The target list of an alleged cell of homegrown terrorists included two synagogues located in the Pico-Robertson corridor, The Journal has learned.
The target information emerged as a federal grand jury issued four indictments last week in the ongoing probe. It was confirmed by a source close to the investigation, although police have not specifically identified the shuls. There is no indication that any Jewish house of worship is in particular danger at the moment, and authorities are working with Jewish leaders regarding ways to enhance security precautions leading up to this month's high holiday services.
Last week's indictment doesn't name synagogues, but it did identify other specific targets, such as the Israeli consulate and some of its officials, the El Al ticket counter at the Los Angeles International Airport and military recruiting stations. The Pico-Robertson neighborhood, however, would be one of many logical areas of interests in Los Angeles for a terrorist intent on harming Jews, because it's home to many Orthodox institutions and residents. The B'nai David-Judea Congregation in particular got attention from authorities in the wake of the arrests of four Muslims this summer. A sizeable police contingent checked on security measures there, said Rabbi Yosef Kanefsky, who is also president of the Board of Rabbis of Southern California.
Officials declined to state whether B'nai David-Judea was on the target list, and Kanefsky said he refrained from asking, but he also knew of no other synagogue that had received a similar police visit.
The indictment by a federal grand jury charged three American-born converts to Islam and one Pakistani national with conspiracy to kill American and foreign -- apparently Israeli -- government officials, and conspiracy to wage war against the United States through terrorism.
The break that led to a terrorism investigation came in mid-July, when Torrance police, investigating a string of gas station robberies, found a cell phone, dropped during a holdup by Gregory Vernon Patterson, 21, one of the suspects.
That find led police to the apartment of a fellow suspect, Levar Haney Washington, 25, where they found "jihadist" literature, bulletproof vests and an address list of some two-dozen Los Angeles sites. One was described as the "headquarters of Zion," with the address of the Israeli consulate.
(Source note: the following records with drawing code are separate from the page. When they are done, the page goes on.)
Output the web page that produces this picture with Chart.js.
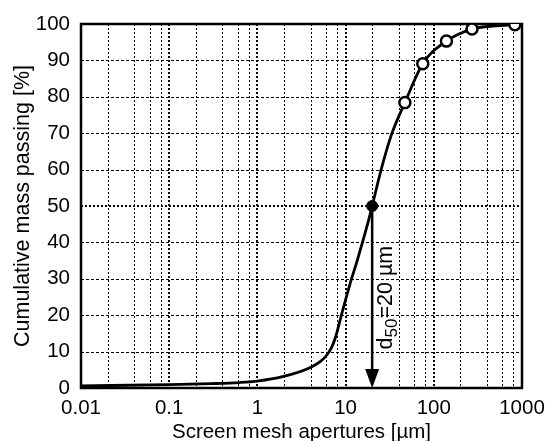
<!DOCTYPE html>
<html>
<head>
<meta charset="utf-8">
<script src="https://cdn.jsdelivr.net/npm/chart.js@4/dist/chart.umd.min.js"></script>
<style>
  html, body { margin: 0; padding: 0; background: #fff; }
  #wrap { width: 547px; height: 441px; }
</style>
</head>
<body>
<div id="wrap"><canvas id="c" width="547" height="441"></canvas></div>
<script>
// Fitted cumulative passing curve (aperture in µm, passing in %)
const curveX = [0.01, 0.1, 0.3, 0.62, 1, 1.93, 3.88, 5.2, 6.1, 6.9, 7.7, 8.89, 11.04, 13.72, 17.83, 20, 25.3, 32.9, 47, 75, 139, 271, 500, 830];
const curveY = [0.6, 0.9, 1.2, 1.5, 1.9, 3.1, 5.5, 7.3, 9.0, 11.0, 14.0, 19.7, 28.0, 35.5, 45.2, 50.0, 60.0, 69.4, 78.4, 89.1, 95.3, 98.6, 99.5, 99.8];

// Sieve measurements
const sieveX = [47, 75, 139, 271, 830];
const sieveY = [78.4, 89.1, 95.3, 98.6, 99.8];

// Median size
const d50 = 20;
const d50Passing = 50;

// Axis ticks
const xTicks = [0.01, 0.1, 1, 10, 100, 1000];
const xMinorSteps = [2, 4, 6, 8];
const yTicks = [0, 10, 20, 30, 40, 50, 60, 70, 80, 90, 100];

const FONT = "Arial, 'Liberation Sans', sans-serif";

const toPts = (xs, ys) => xs.map((x, i) => ({ x: x, y: ys[i] }));

// Grid, frame and d50 annotation drawn through the chart's scales
const decorations = {
  id: 'decorations',
  beforeDatasetsDraw(chart) {
    const { ctx, chartArea: a, scales: { x, y } } = chart;
    ctx.save();
    ctx.strokeStyle = '#000';
    // vertical lines: decades and minor subdivisions
    xTicks.slice(0, -1).forEach((d, i) => {
      const vals = (i === 0 ? [] : [1]).concat(xMinorSteps);
      vals.forEach(k => {
        const decade = (k === 1);
        const px = Math.round(x.getPixelForValue(k * d)) + (decade ? 0 : 0.5);
        ctx.lineWidth = decade ? 2 : 1;
        ctx.setLineDash([2, 2]);
        ctx.beginPath();
        ctx.moveTo(px, a.top);
        ctx.lineTo(px, a.bottom);
        ctx.stroke();
      });
    });
    // horizontal lines
    yTicks.forEach(v => {
      if (v === yTicks[0] || v === yTicks[yTicks.length - 1]) return;
      const py = Math.round(y.getPixelForValue(v));
      ctx.beginPath();
      if (v === d50Passing) {
        ctx.lineWidth = 2;
        ctx.setLineDash([2, 2]);
        ctx.moveTo(a.left, py);
        ctx.lineTo(a.right, py);
      } else {
        ctx.lineWidth = 1;
        ctx.setLineDash([3, 2]);
        ctx.moveTo(a.left, py + 0.5);
        ctx.lineTo(a.right, py + 0.5);
      }
      ctx.stroke();
    });
    ctx.setLineDash([]);
    // frame
    ctx.lineWidth = 2.5;
    ctx.strokeRect(a.left, a.top, a.right - a.left, a.bottom - a.top);

    // d50 arrow
    const ax = x.getPixelForValue(d50);
    const yTop = y.getPixelForValue(d50Passing);
    const yTip = y.getPixelForValue(0);
    const headH = 19, headW = 7;
    ctx.lineWidth = 2.5;
    ctx.beginPath();
    ctx.moveTo(ax, yTop);
    ctx.lineTo(ax, yTip - headH + 2);
    ctx.stroke();
    ctx.fillStyle = '#000';
    ctx.beginPath();
    ctx.moveTo(ax, yTip);
    ctx.lineTo(ax - headW, yTip - headH);
    ctx.lineTo(ax + headW, yTip - headH);
    ctx.closePath();
    ctx.fill();

    // rotated label "d50=20 µm"
    ctx.translate(ax + 20, y.getPixelForValue(10.6));
    ctx.rotate(-Math.PI / 2);
    ctx.textBaseline = 'alphabetic';
    ctx.textAlign = 'left';
    ctx.fillStyle = '#000';
    ctx.font = '21.5px ' + FONT;
    let cx = 0;
    ctx.fillText('d', cx, 0);
    cx += ctx.measureText('d').width;
    ctx.font = '17px ' + FONT;
    ctx.fillText('50', cx, 5);
    cx += ctx.measureText('50').width;
    ctx.font = '21.5px ' + FONT;
    ctx.fillText('=' + d50 + ' \u00B5m', cx, 0);
    ctx.restore();
  }
};

new Chart(document.getElementById('c'), {
  type: 'scatter',
  data: {
    datasets: [
      {
        label: 'curve',
        data: toPts(curveX, curveY),
        showLine: true,
        borderColor: '#000',
        borderWidth: 2.8,
        pointRadius: 0,
        cubicInterpolationMode: 'monotone',
        order: 3
      },
      {
        label: 'd50',
        data: [{ x: d50, y: d50Passing }],
        pointRadius: 5.5,
        pointBackgroundColor: '#000',
        pointBorderColor: '#000',
        pointBorderWidth: 1,
        order: 2
      },
      {
        label: 'sieve',
        data: toPts(sieveX, sieveY),
        pointRadius: 5.5,
        pointBackgroundColor: '#fff',
        pointBorderColor: '#000',
        pointBorderWidth: 2.5,
        order: 1
      }
    ]
  },
  options: {
    responsive: false,
    animation: false,
    layout: { padding: { left: 0, top: 24, right: 25, bottom: 0 } },
    plugins: {
      legend: { display: false },
      tooltip: { enabled: false }
    },
    scales: {
      x: {
        type: 'logarithmic',
        min: 0.01,
        max: 1000,
        afterBuildTicks: s => { s.ticks = xTicks.map(v => ({ value: v })); },
        afterFit: s => { s.height = 53; s.paddingLeft = 0; s.paddingRight = 0; },
        grid: { display: false, drawTicks: false },
        border: { display: false },
        ticks: {
          color: '#000',
          padding: 8,
          maxRotation: 0,
          autoSkip: false,
          font: { family: FONT, size: 20.5 },
          callback: v => String(v)
        },
        title: {
          display: true,
          text: 'Screen mesh apertures [\u00B5m]',
          color: '#000',
          font: { family: FONT, size: 20.5, lineHeight: 0.85 },
          padding: { top: 0, bottom: 0 }
        }
      },
      y: {
        min: 0,
        max: 100,
        afterBuildTicks: s => { s.ticks = yTicks.map(v => ({ value: v })); },
        afterFit: s => { s.width = 81; s.paddingTop = 0; s.paddingBottom = 0; },
        grid: { display: false, drawTicks: false },
        border: { display: false },
        ticks: {
          color: '#000',
          padding: 11,
          font: { family: FONT, size: 20.5 }
        },
        title: {
          display: true,
          text: 'Cumulative mass passing [%]',
          color: '#000',
          font: { family: FONT, size: 21.5, lineHeight: 1 },
          padding: { top: 12, bottom: 0 }
        }
      }
    }
  },
  plugins: [decorations]
});
</script>
</body>
</html>
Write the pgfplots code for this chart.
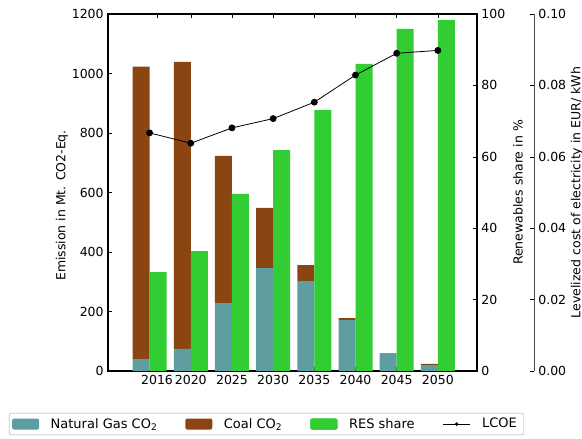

An examination of Patterson's computer turned up Internet research on local Israeli targets and the calendar date for Yom Kippur. The purpose of the gas station robberies, authorities later concluded, was to raise money to fund terrorist attacks.
From there, the trail led to Kevin Lamar James, 29, an inmate in a state prison in Folsom, who allegedly orchestrated the plot from within prison walls.
Authorities said that James had founded Janiyyat Ul Islam Is Saheeh (JIS), roughly translated as the Assembly of Authentic Islam, a tiny, extremist offshoot of Louis Farrakhan's Nation of Islam, which publicly opposes terrorism.
In a 100-page manual, James urged followers to attack the U.S. government and Jewish and non-Jewish supporters of Israel, according to the indictment.
The fourth indicted person is Hamad Riaz Samana, 21, a Pakistani student at Santa Monica College. He, Washington and Patterson attended the same mosque in Inglewood.
While Washington has a prison and gang record, Patterson and Samana were described by friends and teachers as quiet, studious types, without any prior convictions. Their families and attorneys have defended the suspects, either denying their guilt or saying they deserved a presumption of innocence.
U.S. Attorney General Alberto R. Gonzales, in announcing the indictment of the four suspects, said, "This summer, Americans watched so-called homegrown terrorists unleash multiple bombings in the city of London.... Some in this country may have mistakenly believed that it could not happen here. Today we have chilling evidence that it is possible."
Leaders of the local Muslim community have stressed their willingness to help investigators and their opposition to terrorism.
Rabbis and Jewish lay leaders sought to strike a balance between alerting the community and avoiding panic.
"We want people to be fully aware, but retain the spiritual value of attending Rosh Hashanah and Yom Kippur services," said Rabbi Mark S. Diamond, executive vice president of the Board of Rabbis. There are some 150 synagogues in the greater Los Angeles area.
The Anti-Defamation League and law enforcement agencies have scheduled a Sept. 15 security briefing for local Jewish institutions.
Israeli consul general Ehud Danoch praised the FBI, local police and the mayor's office for "keeping us continually updated and involved."
Rabbi Abraham Cooper, associate dean of the Simon Wiesenthal Center, who serves on a state Homeland Security committee, stressed the importance of constant communication between Jewish institutions and law-enforcement authorities.
"California has some 50 percent of all likely terrorist targets in the United States," he said. He also urged state attorneys general to pay particular attention to the danger of extremist clergy ministering to prison inmates.
L.A. City Councilman Jack Weiss also warned of the need to remain alert.
U.S. Attorney Debra Wong Yang in Los Angeles noted that "The conspirators were on the verge of launching their attack," and L.A. Police Chief William J. Bratton added, "Make no mistake about it. We dodged a bullet here. Perhaps many bullets."